Nathalie s'attèle alors à mettre en place une politique commerciale propre au parc de Romagne Dynamique et fonceuse, la jeune femme n'est jamais à court d'idées pour vendre « sa Vallée ». Et pour ce quinzième anniversaire, la jeune femme ne cache pas que son défi personnel serait de faire passer la barre des 200.000 visiteurs au parc.
Éric Pintureau : l'homme à tout faire
Plomberie, maçonnerie, électricité, métallerie, menuiserie. Éric Pintureau sait tout faire. À 39 ans, ce Poitevin imagine sans cesse qu'il n'y a pas de problèmes mais juste des solutions. Arrivé à la Vallée des singes en février 1999, comme « homme à tout faire », il a fait de la maintenance parfois version débrouille, son sacerdoce. « À l'origine, je m'étais plutôt orienté dans l'informatique, mais après mon service militaire et quelques mois en intérim, j'ai saisi l'opportunité d'intégrer l'équipe de la Vallée. Aujourd'hui je suis responsable technique et je gère 5 personnes. »
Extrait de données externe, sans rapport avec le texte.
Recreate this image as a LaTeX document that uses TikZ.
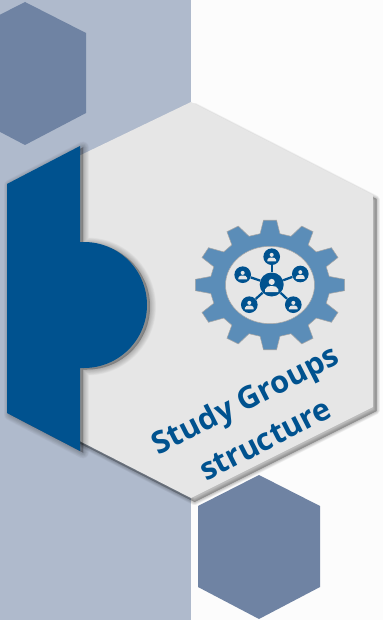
\documentclass[tikz,border=0pt]{standalone}
\usepackage{fontspec}
\setmainfont{Open Sans}
\definecolor{bandblue}{HTML}{AFBACC}
\definecolor{paperw}{HTML}{FCFCFC}
\definecolor{hexblue}{HTML}{6F83A3}
\definecolor{panelgray}{HTML}{E6E6E6}
\definecolor{deepblue}{HTML}{00528F}
\definecolor{gearblue}{HTML}{5B8DB8}
\tikzset{
  x=0.75pt,y=-0.75pt,
  softshadow/.style={fill=black,draw=black,fill opacity=0.04,draw opacity=0.04,line join=round},
  softerglow/.style={fill=black,draw=black,fill opacity=0.028,draw opacity=0.028,line join=round},
  satnode/.style={circle,fill=deepblue,minimum size=12.5pt,inner sep=0pt},
  hubnode/.style={circle,fill=deepblue,minimum size=18pt,inner sep=0pt},
  spoke/.style={draw=deepblue,line width=1.7pt},
  titletext/.style={text=deepblue,font=\bfseries\fontsize{23}{27}\selectfont,rotate=27,anchor=base,inner sep=0pt}
}
\newcommand{\personicon}[3]{% x y scale
  \begin{scope}[shift={(#1,#2)},scale=#3]
    \fill[panelgray] (0,-2.8) circle[radius=2.1];
    \fill[panelgray] (-4.6,4.2) -- (-4.6,2.4) .. controls (-4.2,0.3) and (-2,0) .. (0,0) .. controls (2,0) and (4.2,0.3) .. (4.6,2.4) -- (4.6,4.2) -- cycle;
  \end{scope}}
\newcommand{\bighex}{(191,102) -- (373,195) -- (373,407) -- (191,498) -- (60,431) -- (60,165) -- cycle}
\newcommand{\blueshape}{(80,146) -- (7,184) -- (7,413) -- (80,451) -- (80,368) -- (84,368) arc[start angle=90,end angle=-90,radius=63] -- (80,242) -- cycle}
\begin{document}
\begin{tikzpicture}
\useasboundingbox (0,0) rectangle (383,620);
\clip (0,0) rectangle (383,620);
\fill[paperw] (0,0) rectangle (383,620);
\fill[bandblue] (0,0) rectangle (191,620);
% small hexagons
\fill[hexblue] (25,2) -- (86,33) -- (86,113) -- (25,145) -- (-36,113) -- (-36,33) -- cycle;
\fill[hexblue] (259,475) -- (320,506) -- (320,587) -- (259,619) -- (198,587) -- (198,506) -- cycle;
% big hexagon shadow
\begin{scope}[shift={(3.5,4)}]
  \foreach \w in {5,4.2,3.4,2.6,1.8,1,0.2}{\path[softshadow,line width=\w pt] \bighex;}
\end{scope}
\fill[panelgray] \bighex;
% blue shape shadow
\begin{scope}[shift={(3,1.5)}]
  \foreach \w in {9,8,7,6,5,4,3,2,1,0.2}{\path[softerglow,line width=\w pt] \blueshape;}
\end{scope}
\fill[deepblue] \blueshape;
% gear
\begin{scope}[shift={(270,285)},xscale=75,yscale=65]
  \path[fill=gearblue,draw=gray!70,line width=0.4pt]
    (85:1)
    \foreach \a in {0,30,...,330}{
      -- ({90+\a-5}:1) -- ({90+\a+5}:1) -- ({90+\a+9.5}:0.8) -- ({90+\a+20.5}:0.8)
    } -- cycle;
  \fill[panelgray,draw=gray!70,line width=0.4pt] (0,0) ellipse[x radius=0.593,y radius=0.595];
\end{scope}
% network
\node[hubnode] (hub) at (271.7,284.5) {};
\node[satnode] (sA) at (271.7,256.7) {};
\node[satnode] (sB) at (300.3,274) {};
\node[satnode] (sC) at (242.7,274.7) {};
\node[satnode] (sD) at (249.3,304.7) {};
\node[satnode] (sE) at (293.3,304.7) {};
\foreach \s in {sA,sB,sC,sD,sE}{\draw[spoke] (hub) -- (\s);}
\personicon{271.7}{286}{1.45}
\personicon{271.7}{257.5}{0.95}
\personicon{300.3}{274.8}{0.95}
\personicon{242.7}{275.5}{0.95}
\personicon{249.3}{305.5}{0.95}
\personicon{293.3}{305.5}{0.95}
% titles
\node[titletext] (titleA) at (250,409) {Study Groups};
\node[titletext] (titleB) at (270,449) {structure};
\end{tikzpicture}
\end{document}
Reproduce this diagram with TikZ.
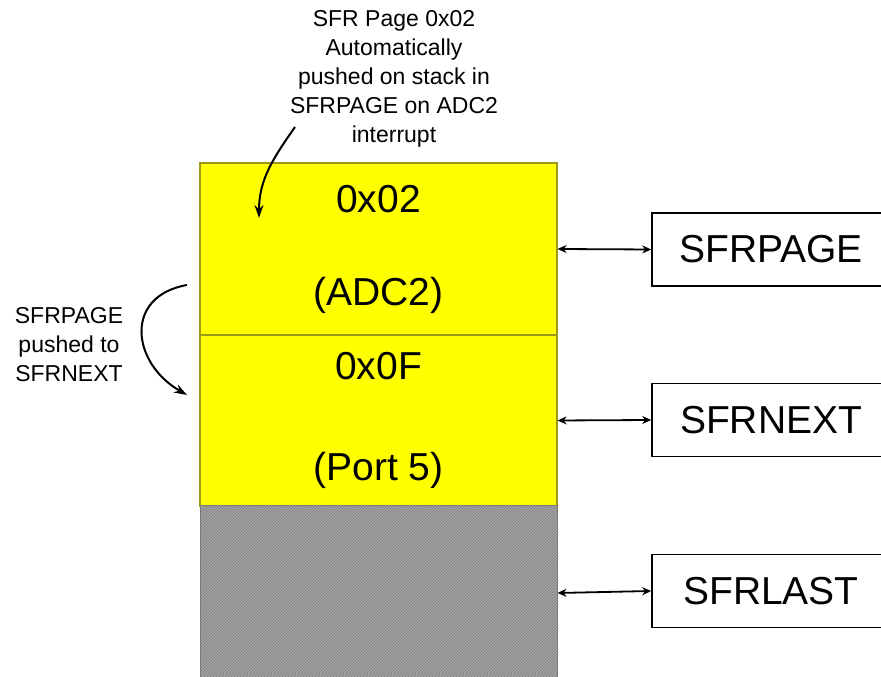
\documentclass[tikz,border=0pt]{standalone}
\usepackage{fontspec}
\setmainfont{Liberation Sans}
\usepackage{xcolor}
\usetikzlibrary{arrows.meta,positioning,patterns}
\definecolor{stackyel}{HTML}{FFFF00}
\definecolor{stackedge}{HTML}{9A9A18}
\definecolor{emptygray}{HTML}{A6A6A6}
\definecolor{hatchgray}{HTML}{7A7A7A}
\tikzset{
  cell/.style={draw=stackedge,fill=stackyel,line width=1.2pt,inner sep=0pt,
               minimum width=357pt,align=center},
  emptycell/.style={draw=hatchgray,fill=emptygray,line width=1pt,inner sep=0pt,
                    minimum width=357pt,
                    postaction={pattern=north east lines,pattern color=hatchgray}},
  regbox/.style={draw=black,fill=white,line width=1.6pt,inner sep=0pt,
                 minimum width=238pt,minimum height=73pt,
                 font=\fontsize{39}{44}\selectfont},
  note/.style={align=center,inner sep=0pt,font=\fontsize{23}{29}\selectfont},
  link/.style={{Stealth[length=9pt,width=8pt]}-{Stealth[length=9pt,width=8pt]},
               line width=1.8pt},
  curvearr/.style={-{Stealth[length=13pt,width=9pt]},line width=2pt}
}
\begin{document}
\begin{tikzpicture}[x=1pt,y=1pt]
    \useasboundingbox (0,0) rectangle (881,677);
    % stack of SFR pages
    \node[cell,minimum height=172pt,font=\fontsize{39}{93}\selectfont] (adc) at (378.5,428)
      {0x02\\(ADC2)};
    \node[cell,minimum height=171pt,font=\fontsize{39}{101}\selectfont] (port) at (378.5,256.5)
      {0x0F\\(Port 5)};
    \node[emptycell,minimum height=174pt] (free) at (378.5,84) {};
    % registers
    \node[regbox] (page) at (771,427.5) {SFRPAGE};
    \node[regbox] (next) at (771,257) {SFRNEXT};
    \node[regbox] (last) at (771,86) {SFRLAST};
    \draw[link] (adc.east) -- (page.west);
    \draw[link] (port.east) -- (next.west);
    \draw[link] (free.east) -- (last.west);
    % notes
    \node[note] (topnote) at (394,598)
      {SFR Page 0x02\\Automatically\\pushed on stack in\\SFRPAGE on ADC2\\interrupt};
    \node[note] (leftnote) at (69,332) {SFRPAGE\\pushed to\\SFRNEXT};
    \coordinate (ta) at (295,550);
    \coordinate (tb) at (259,459);
    \draw[curvearr] (ta) to[out=235,in=90] (tb);
    \coordinate (la) at (187,392);
    \coordinate (lb) at (187,282);
    \draw[curvearr] (la) to[out=190,in=150,looseness=1.5] (lb);
  \end{tikzpicture}
\end{document}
Des ampoules à changer, des arbustes à tailler, une serrure à dégripper ou encore des toilettes à déboucher, Éric et ses hommes savent tout faire. « Nous essayons d'être autonomes pour éviter de faire appel à des entreprises extérieures. À l'arrivée des bonobos, c'est nous qui avons fait la ferronnerie des 250 m2 de panneaux de cages, mais aussi les portes et les trappes d'accès de leur bâtiment. » Avec beaucoup d'huile de coude et pas mal d'ingéniosité, Éric s'assure au quotidien, que l'envers du décor fonctionne toujours au mieux. « Souvent, il suffit seulement d'être astucieux et inventif. » Car finalement, quoi de plus normal à Romagne, qu'être juste malin… comme un singe.